COPERTINO - Si aprirà il 18 ottobre dinanzi alla Corte d’Assise di Lecce il processo a Michele Aportone, il 71enne di San Donaci accusato di aver assassinato con un fucile da caccia Silvano Nestola, ex carabiniere di 45 anni, la sera del 3 maggio del 2021, mentre lasciava casa della sorella col figlio di undici anni, a Copertino.

Il rinvio a giudizio è stato disposto in mattinata dal giudice Marcello Rizzo, al quale in via cautelare l’avvocata Francesca Conte aveva presentato istanza di rito abbreviato, pur consapevole, come infatti è stato, che sarebbe stata respinta poiché il rito speciale è inammissibile per legge per reati punibili all’ergastolo. La legale, però, non ha voluto lasciare nulla di intentato per due ordini di ragioni: il primo, è perché nel frattempo la norma potrebbe subire delle modifiche, ma anche perché nel processo potrebbero non venire riconosciute proprio quelle aggravanti contestate al reato di omicidio, per le quali Aportone rischia il massimo della pena.

Durante l’udienza, la difesa ha inoltre presentato istanza di alleggerimento della misura cautelare (dal carcere ai domiciliari), facendo leva sia sull’età che sulle condizioni di salute del suo assistito. Sul punto, il giudice deciderà nei prossimi giorni.

Durante l’udienza preliminare, alcuni familiari della vittima si sono costituiti parte civile con gli avvocati Enrico Cimmino e Vincenzo Maggiulli. 

Nell’inchiesta era coinvolta anche la moglie di Aportone, Rossella Manieri, di 63 anni, ma uscì di scena già nella fase di conclusione delle indagini, quando la pubblico ministero Paola Guglielmi, titolare del fascicolo con il collega Alberto Santacatterina, stralciò la sua posizione e chiese l’archiviazione al gip.

La donna finì sul registro come complice del coniuge, essendo emersa durante gli accertamenti (in particolare da un file audio trovato nel cellulare di Nestola), la sua ostilità nei riguardi della vittima che aveva invitato in più occasioni, con toni piuttosto duri, a tenersi lontano dalla figlia con cui aveva allacciato una relazione sentimentale.

Ma  gli elementi raccolti risultarono insufficienti a sostenere l’accusa in giudizio.

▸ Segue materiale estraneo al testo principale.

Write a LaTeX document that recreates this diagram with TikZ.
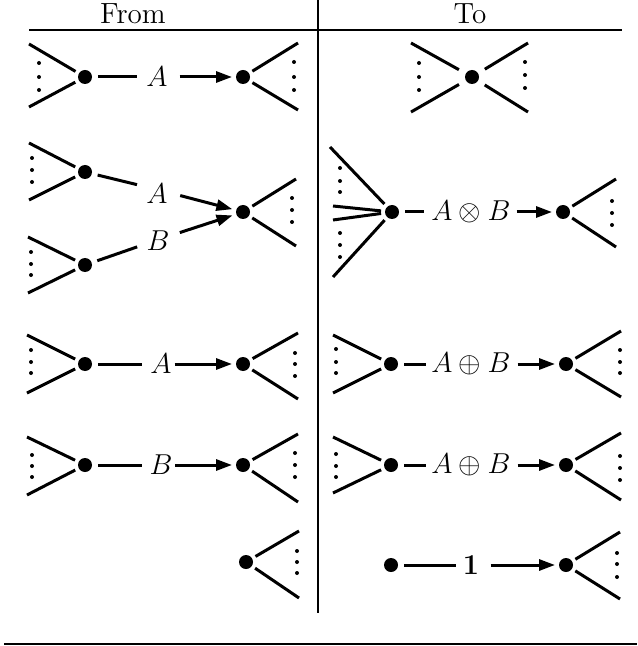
\documentclass[tikz,border=0pt]{standalone}
\usetikzlibrary{arrows.meta}
\begin{document}
\begin{tikzpicture}[x=0.5pt,y=-0.5pt,
  font=\fontsize{14.6pt}{17pt}\selectfont,
  vtx/.style={circle,fill,inner sep=0pt,minimum size=7pt,outer sep=2pt},
  lbl/.style={inner sep=0pt,outer sep=0pt},
  wire/.style={line width=1.5pt},
  arr/.style={wire,-{Triangle[length=8pt,width=5.5pt]}},
  hrule/.style={line width=0.9pt},
  vrule/.style={line width=0.8pt},
  brule/.style={line width=1.3pt}]
\useasboundingbox (0,0) rectangle (637,646);

% header
\node[anchor=base] (hfrom) at (133,24) {From};
\node[anchor=base] (hto) at (470,24) {To};
\draw[hrule] (29,30) -- (622,30);
\draw[vrule] (318,0) -- (318,613);
\draw[brule] (4,644) -- (637,644);

% vertices
\node[vtx] (d11) at (85,77) {};
\node[vtx] (d12) at (243,77) {};
\node[vtx] (t11) at (472,77) {};
\node[vtx] (d21) at (85,172) {};
\node[vtx] (d22) at (85,265) {};
\node[vtx] (d23) at (243,212) {};
\node[vtx] (t21) at (392,212) {};
\node[vtx] (t22) at (563,212) {};
\node[vtx] (d31) at (85,364) {};
\node[vtx] (d32) at (243,364) {};
\node[vtx] (t31) at (391,364) {};
\node[vtx] (t32) at (566,364) {};
\node[vtx] (d41) at (85,465) {};
\node[vtx] (d42) at (243,465) {};
\node[vtx] (t41) at (391,465) {};
\node[vtx] (t42) at (566,465) {};
\node[vtx] (d52) at (246,562) {};
\node[vtx] (t51) at (391,565) {};
\node[vtx] (t52) at (566,565) {};

% labels
\node[lbl] (l11) at (157,77) {$A$};
\node[lbl] (l21) at (157,194) {$A$};
\node[lbl] (l22) at (158,241) {$B$};
\node[lbl] (l2) at (471,212) {$A\otimes B$};
\node[lbl] (l31) at (161,364) {$A$};
\node[lbl] (l32) at (471,364) {$A\oplus B$};
\node[lbl] (l41) at (161,465) {$B$};
\node[lbl] (l42) at (471,465) {$A\oplus B$};
\node[lbl] (l5) at (471,565) {$\mathbf{1}$};
\coordinate (mA) at (157,189.5);
\coordinate (mB) at (157,240);

% connectors
\draw[wire,shorten <=1pt,shorten >=4.5pt] (d11) -- (l11);
\draw[arr,shorten <=6pt] (l11) -- (d12);
\draw[wire,shorten <=1pt,shorten >=10.3pt] (d21) -- (mA);
\draw[arr,shorten <=12pt] (mA) -- (d23);
\draw[wire,shorten <=1pt,shorten >=10.5pt] (d22) -- (mB);
\draw[arr,shorten <=12pt] (mB) -- (d23);
\draw[wire,shorten <=1pt,shorten >=3.5pt] (t21) -- (l2);
\draw[arr,shorten <=3pt] (l2) -- (t22);
\draw[wire,shorten <=1pt,shorten >=4pt] (d31) -- (l31);
\draw[arr,shorten <=1.5pt] (l31) -- (d32);
\draw[wire,shorten <=1pt,shorten >=2.5pt] (t31) -- (l32);
\draw[arr,shorten <=3.5pt] (l32) -- (t32);
\draw[wire,shorten <=1pt,shorten >=4pt] (d41) -- (l41);
\draw[arr,shorten <=1.5pt] (l41) -- (d42);
\draw[wire,shorten <=1pt,shorten >=2.5pt] (t41) -- (l42);
\draw[arr,shorten <=3.5pt] (l42) -- (t42);
\draw[wire,shorten <=1pt,shorten >=3.3pt] (t51) -- (l5);
\draw[arr,shorten <=5.8pt] (l5) -- (t52);

% fan lines (vertex -> free end)
\foreach \v/\n/\x/\y in {
  d11/a/29/44, d11/b/29/107,
  d12/a/298/43, d12/b/298/110,
  d21/a/29/143, d21/b/29/200,
  d22/a/28/237, d22/b/28/293,
  d23/a/296/179, d23/b/296/246,
  t21/a/330/147, t21/b/333/206, t21/c/333/220, t21/d/333/277,
  t22/a/616/179, t22/b/616/247,
  d31/a/27/335, d31/b/27/393,
  d32/a/298/333, d32/b/298/399,
  t31/a/333/335, t31/b/333/393,
  t32/a/621/331, t32/b/621/397,
  d41/a/27/437, d41/b/27/495,
  d42/a/298/434, d42/b/298/502,
  t41/a/333/437, t41/b/333/493,
  t42/a/621/433, t42/b/621/500,
  d52/a/299/531, d52/b/299/598,
  t52/a/620/532, t52/b/620/599}
{\coordinate (\v\n) at (\x,\y); \draw[wire] (\v) -- (\v\n);}
\foreach \n/\x/\y in {a/411/43, b/411/112, c/528/43, d/528/112}
{\coordinate (t11\n) at (\x,\y); \draw[wire,shorten <=2pt] (t11) -- (t11\n);}

% vertical ellipses
\foreach \x/\ya/\yb/\yc in {
  39/63/77/90, 294/62/77/90, 419/63/77/90, 525/62/75/88,
  32/158/170/182, 31/252/264/275, 292/198/210/222,
  340/168/181/192, 340/233/245/257, 612/201/213/225,
  31/350/362/373, 295/353/364/376, 336/349/362/373, 620/350/362/373,
  32/455/466/477, 295/453/465/477, 336/454/466/477, 620/456/468/480,
  297/551/562/573, 617/553/564/577}
{\fill (\x,\ya) circle[radius=1pt] (\x,\yb) circle[radius=1pt] (\x,\yc) circle[radius=1pt];}
\end{tikzpicture}
\end{document}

Gli inquirenti non ebbero dubbi, invece,  sulla responsabilità dell’uomo: avrebbe “eliminato” Nestola perché non accettava il rapporto con la figlia Elisabetta, di 37 anni, e nella cui autovettura aveva piazzato un gps proprio per monitorare, insieme alla consorte, ogni suo spostamento.

In soli 35 giorni (dal 27 marzo al 2 maggio del 2021) la posizione della vettura utilizzata dalla donna fu controllata 571 volte dall’utenza in uso a Manieri (più di sedici volte al giorno, una volta ogni ora e mezza) e 134 dall’utenza in uso al 70enne (quasi quattro volte al giorno).

Stando alle indagini, per raggiungere il luogo del delitto, Aportone avrebbe usato due mezzi: un furgone con il quale avrebbe compiuto solo una parte del tragitto per Leverano, e successivamente lo scooter caricato all’interno dello stesso furgone e di cui poi si sarebbe disfatto, quattro giorni dopo, sezionandolo e bruciando alcuni pezzi.

Per la difesa, la ricostruzione degli inquirenti è basata su mere ipotesi, ma la tesi accusatoria finora è stata condivisa sia dal giudice Sergio Tosi, firmatario dell’ordinanza di custodia cautelare, che dal Tribunale del Riesame che confermò la misura in carcere.